## Given request
Search the records for the word "chart" and pick out every line that has it.

## Provided material

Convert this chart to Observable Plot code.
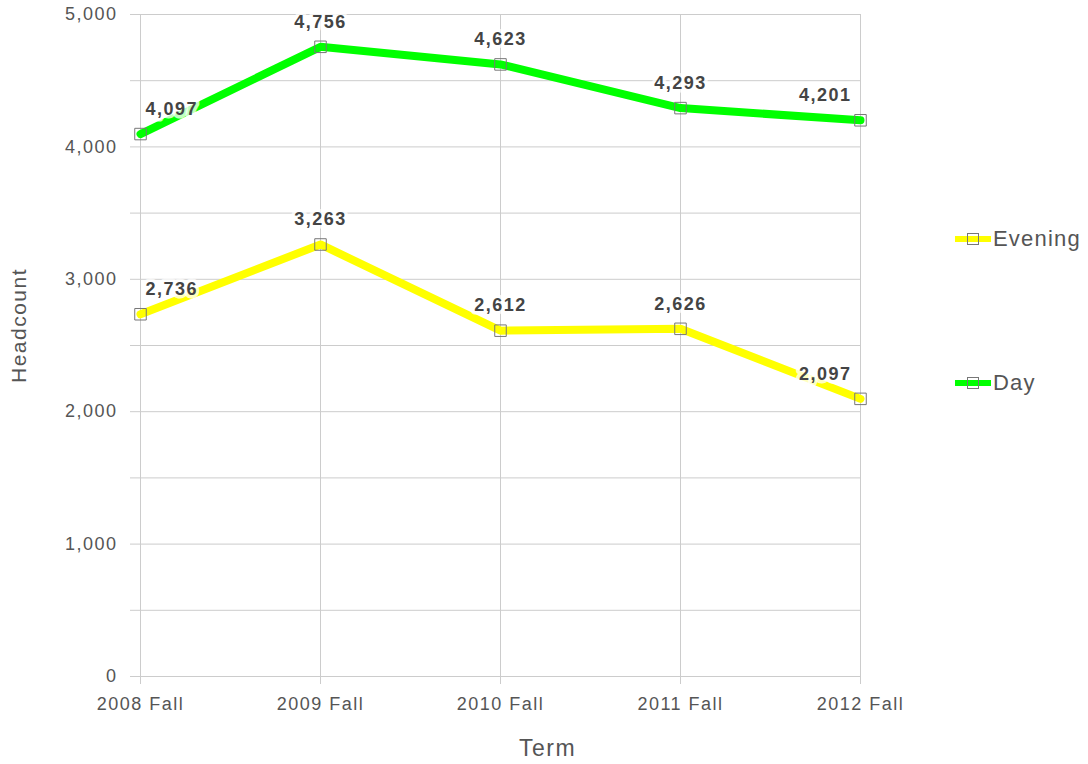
<!DOCTYPE html>
<html>
<head>
<meta charset="utf-8">
<script src="https://cdn.jsdelivr.net/npm/d3@7"></script>
<script src="https://cdn.jsdelivr.net/npm/@observablehq/plot@0.6"></script>
<style>
  body { margin: 0; background: #fff; }
  #wrap { position: relative; width: 1088px; height: 764px; font-family: "Liberation Sans", Arial, sans-serif; }
  .legend { position: absolute; left: 955px; display: flex; align-items: center; }
  .sw { position: relative; width: 36px; height: 6px; }
  .sw .sq { position: absolute; left: 12px; top: -3px; width: 10px; height: 10px; border: 1px solid #777; box-sizing: content-box; }
  .lt { margin-left: 2px; font-size: 22px; color: #555; letter-spacing: 1.2px; }
</style>
</head>
<body>
<div id="wrap"></div>
<script>
const terms = ["2008 Fall", "2009 Fall", "2010 Fall", "2011 Fall", "2012 Fall"];
const dayValues = [4097, 4756, 4623, 4293, 4201];
const eveningValues = [2736, 3263, 2612, 2626, 2097];
const seriesNames = ["Evening", "Day"];
const seriesColors = ["#ffff00", "#00ff00"];
const yTicksMajor = [0, 1000, 2000, 3000, 4000, 5000];
const yTicksMinor = [0, 500, 1000, 1500, 2000, 2500, 3000, 3500, 4000, 4500, 5000];

const rows = [];
terms.forEach((t, i) => rows.push({term: t, value: eveningValues[i], series: "Evening", i}));
terms.forEach((t, i) => rows.push({term: t, value: dayValues[i], series: "Day", i}));

const fmt = d3.format(",");
const last = terms.length - 1;
const labelOpts = {
  x: "term", y: "value", text: d => fmt(d.value), dy: -25,
  fontSize: 18, fontWeight: "bold", fill: "#444",
  stroke: "white", strokeWidth: 7, strokeOpacity: 0.75
};

const chart = Plot.plot({
  width: 1088, height: 764,
  marginLeft: 140, marginRight: 228, marginTop: 14, marginBottom: 88,
  style: {fontFamily: "'Liberation Sans', Arial, sans-serif", letterSpacing: "1.5px", background: "white"},
  x: {type: "point", domain: terms, padding: 0, label: null},
  y: {domain: [0, 5000], label: null},
  color: {domain: seriesNames, range: seriesColors},
  marks: [
    Plot.gridY(yTicksMinor, {stroke: "#ccc", strokeOpacity: 1}),
    Plot.gridX(terms, {stroke: "#ccc", strokeOpacity: 1}),
    Plot.axisY(yTicksMinor, {tickSize: 10, tickFormat: () => "", stroke: "#ccc", label: null}),
    Plot.axisY(yTicksMajor, {tickSize: 0, tickPadding: 23, tickFormat: fmt, fill: "#555", fontSize: 18, label: null}),
    Plot.axisX(terms, {tickSize: 8, tickPadding: 13, stroke: "#ccc", fill: "#555", fontSize: 18, label: null}),
    Plot.line(rows, {x: "term", y: "value", z: "series", stroke: "series", strokeWidth: 8, strokeLinejoin: "round"}),
    Plot.dot(rows, {x: "term", y: "value", symbol: "square", r: 6.5, stroke: "#777", strokeWidth: 1, fill: "none"}),
    Plot.text(rows.filter(d => d.i === 0), {...labelOpts, textAnchor: "start", dx: 5}),
    Plot.text(rows.filter(d => d.i > 0 && d.i < last), {...labelOpts}),
    Plot.text(rows.filter(d => d.i === last), {...labelOpts, textAnchor: "end", dx: -9}),
    Plot.text(["Headcount"], {frameAnchor: "left", textAnchor: "middle", lineAnchor: "middle", dx: -121, dy: -20, rotate: -90, fontSize: 21, fill: "#555"}),
    Plot.text(["Term"], {frameAnchor: "bottom", textAnchor: "middle", lineAnchor: "middle", dx: 47, dy: 72, fontSize: 23, fill: "#555"})
  ]
});

const wrap = document.getElementById("wrap");
wrap.appendChild(chart);

const legendTops = [239, 383];
seriesNames.forEach((name, k) => {
  const item = document.createElement("div");
  item.className = "legend";
  item.style.top = (legendTops[k] - 14) + "px";
  item.style.height = "28px";
  const sw = document.createElement("div");
  sw.className = "sw";
  sw.style.background = seriesColors[k];
  const sq = document.createElement("div");
  sq.className = "sq";
  sw.appendChild(sq);
  const lt = document.createElement("span");
  lt.className = "lt";
  lt.textContent = name;
  item.appendChild(sw);
  item.appendChild(lt);
  wrap.appendChild(item);
});
</script>
</body>
</html>
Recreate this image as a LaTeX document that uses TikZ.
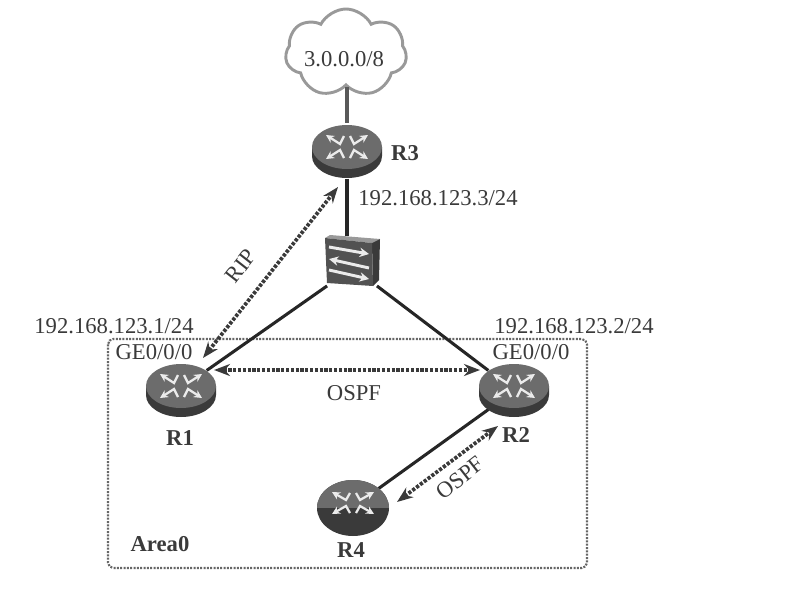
\documentclass[tikz,border=0pt]{standalone}
\usepackage{fontspec}
\setmainfont{Liberation Serif}
\usepackage{xcolor}
\usetikzlibrary{arrows.meta,shapes.geometric,shapes.symbols}
\definecolor{inkgray}{HTML}{3A3A3A}
\definecolor{topgray}{HTML}{6C6C6C}
\definecolor{sidegray}{HTML}{3A3A3A}
\tikzset{
  routerspot/.style={ellipse,minimum width=54pt,minimum height=41pt,inner sep=0pt},
  linkline/.style={line width=2.3pt,draw=black!85},
  ospfline/.style={line width=2.8pt,draw=inkgray,dash pattern=on 2.4pt off 1.2pt,{Stealth[length=12pt,width=9pt]}-{Stealth[length=12pt,width=9pt]}},
  routerarrow/.style={white!92!black,line width=1.7pt,-{Stealth[length=6pt,width=6pt]}},
  switcharrow/.style={white!92!black,line width=2.2pt,-{Stealth[length=7pt,width=7pt]}},
  labelbold/.style={font=\fontsize{17}{18}\selectfont\bfseries},
  routerpic/.pic={
    \fill[sidegray] (-35,-4) -- (-35,5) arc[start angle=180,end angle=0,x radius=35,y radius=22] -- (35,-4) -- cycle;
    \fill[topgray] (0,-4) ellipse[x radius=35,y radius=22];
    \foreach \sx/\sy in {1/1,-1/1,1/-1,-1/-1}{
      \draw[routerarrow] (\sx*3,{\sy*11-4}) -- (\sx*7,{\sy*3-4}) -- (\sx*21,{\sy*12-4});
    }
  },
  roundpic/.pic={
    \fill[sidegray] (0,0) ellipse[x radius=36,y radius=28];
    \begin{scope}
      \clip (-37,-29) rectangle (37,-1);
      \fill[topgray] (0,0) ellipse[x radius=36,y radius=28];
    \end{scope}
    \foreach \sx/\sy in {1/1,-1/1,1/-1,-1/-1}{
      \draw[routerarrow] (\sx*3,{\sy*10-5}) -- (\sx*7,{\sy*3-5}) -- (\sx*21,{\sy*11-5});
    }
  }
}
\begin{document}
\begin{tikzpicture}[x=0.75pt,y=-0.75pt,every node/.style={font=\fontsize{17}{18}\selectfont,text=inkgray}]
  \useasboundingbox (0,0) rectangle (804,597);
  % area box
  \draw[line width=1.6pt,draw=black!60,dash pattern=on 1.5pt off 1pt,rounded corners=4pt] (108,339) rectangle (587,568);
  % devices
  \node[routerspot] (R3) at (347,151) {};
  \node[routerspot] (R1) at (181,390) {};
  \node[routerspot] (R2) at (514,390) {};
  \node[routerspot] (R4) at (353,508) {};
  \node[minimum width=37pt,minimum height=37pt,inner sep=0pt] (sw) at (352,261) {};
  \node[cloud,cloud puffs=7,cloud puff arc=125,aspect=1.35,draw=black!40,line width=2.2pt,fill=white,minimum width=91pt,minimum height=66pt,inner sep=0pt] (net) at (346,53) {};
  \node (ntxt) at (344,59) {3.0.0.0/8};
  % links
  \draw[line width=2.4pt,draw=black!65] (R3 |- net.south) -- (R3);
  \draw[linkline] (R3) -- (R3 |- sw.north);
  \draw[linkline] (sw.south west) -- (R1.north east);
  \draw[linkline] (sw.south east) -- (R2.north west);
  \draw[linkline] (R4.north east) -- (R2.south west);
  % switch
  \fill[black!40] (325,238) -- (330,235) -- (380,239) -- (372,243) -- cycle;
  \fill[sidegray] (372,243) -- (380,239) -- (379,280) -- (373,286) -- cycle;
  \fill[black!68] (325,238) -- (372,243) -- (373,286) -- (327,283) -- cycle;
  \draw[switcharrow] (329,247) -- (369,254);
  \draw[switcharrow] (369,268) -- (329,259);
  \draw[switcharrow] (329,270) -- (369,279);
  % routers
  \pic at (R3) {routerpic};
  \pic at (R1) {routerpic};
  \pic at (R2) {routerpic};
  \pic at (R4) {roundpic};
  % protocol arrows
  \coordinate (ripa) at (203,358);
  \coordinate (ripb) at (338,187);
  \coordinate (ospfa) at (214,370);
  \coordinate (ospfb) at (480,370);
  \coordinate (ospfc) at (397,502);
  \coordinate (ospfd) at (498,426);
  \draw[ospfline] (ripa) -- (ripb);
  \draw[ospfline] (ospfa) -- (ospfb);
  \draw[ospfline] (ospfc) -- (ospfd);
  % labels
  \node (l3) at (438,198) {192.168.123.3/24};
  \node (l1) at (114,326) {192.168.123.1/24};
  \node (l2) at (574,326) {192.168.123.2/24};
  \node (g1) at (154,352) {GE0/0/0};
  \node (g2) at (531,352) {GE0/0/0};
  \node[labelbold] (n3) at (405,153) {R3};
  \node[labelbold] (n1) at (180,438) {R1};
  \node[labelbold] (n2) at (516,435) {R2};
  \node[labelbold] (n4) at (351,550) {R4};
  \node[labelbold] (area) at (160,544) {Area0};
  \node[rotate=52] (rip) at (241,266) {RIP};
  \node (o1) at (354,393) {OSPF};
  \node[rotate=38] (o2) at (460,478) {OSPF};
\end{tikzpicture}
\end{document}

## Written response
Convert this chart to Observable Plot code.
const chart = Plot.plot({
wrap.appendChild(chart);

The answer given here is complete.